Hardware: An STM32U585-based IoT device supporting the Matter protocol, enabling secure power monitoring and remote load control.
Optimization Engine: A PuLP-based MILP optimizer that schedules charging to minimize cost and carbon intensity while explicitly avoiding peak grid stress periods and respecting user deadlines and safety constraints.

Challenges we ran into

We identified a major Manual Management Burden: expecting consumers to manually respond to price spikes, congestion, and forecast changes is unrealistic. We also faced Trade-off Complexity—designing both the optimizer and UX so users could intuitively support grid stability without sacrificing convenience or device reliability.

Accomplishments that we’re proud of

Grid-Aware Load Shifting: Built a working system that shifts flexible residential load away from peak hours, directly reducing grid congestion while delivering 20–40% household cost savings.
Safety-First Optimization: Implemented a robust Safety Priority path ensuring grid-friendly behavior never compromises device availability or user trust.
End-to-End System Integration: Successfully combined Matter-enabled hardware, MILP optimization, and AI-driven grid insights into a single, scalable product.

What we learned

We observed significant grid stress during peak evening hours in Georgia’s electricity market, particularly under time-of-use pricing structures like the Georgia Power Overnight Advantage plan.
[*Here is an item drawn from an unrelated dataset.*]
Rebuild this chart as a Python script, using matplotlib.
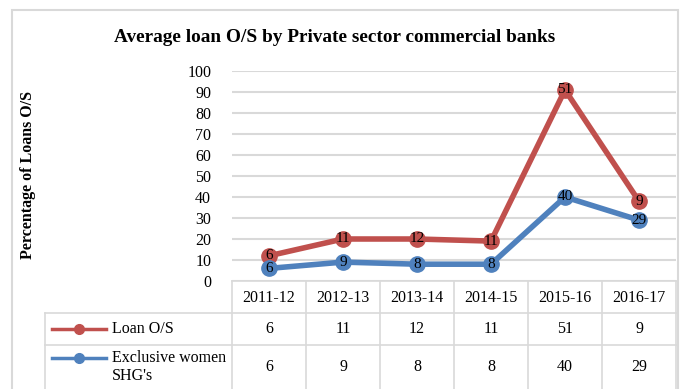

Even modest residential load shifting, when coordinated across users, can materially reduce peak demand, lower emissions from peaker plants, and improve overall grid resilience.

What’s next for Gridly

Our next phase focuses on scaling Gridly as a grid-supportive demand flexibility platform. At 10,000 users, Gridly could avoid 100,000+ kg of CO₂ annually while meaningfully reducing peak load. We plan to launch an Enterprise API for utilities and grid operators to enable demand forecasting, peak shaving coordination, and grid stress mitigation, helping delay infrastructure upgrades and reduce reliance on fossil-fuel peaker plants—while maintaining strict user consent, privacy, and data controls.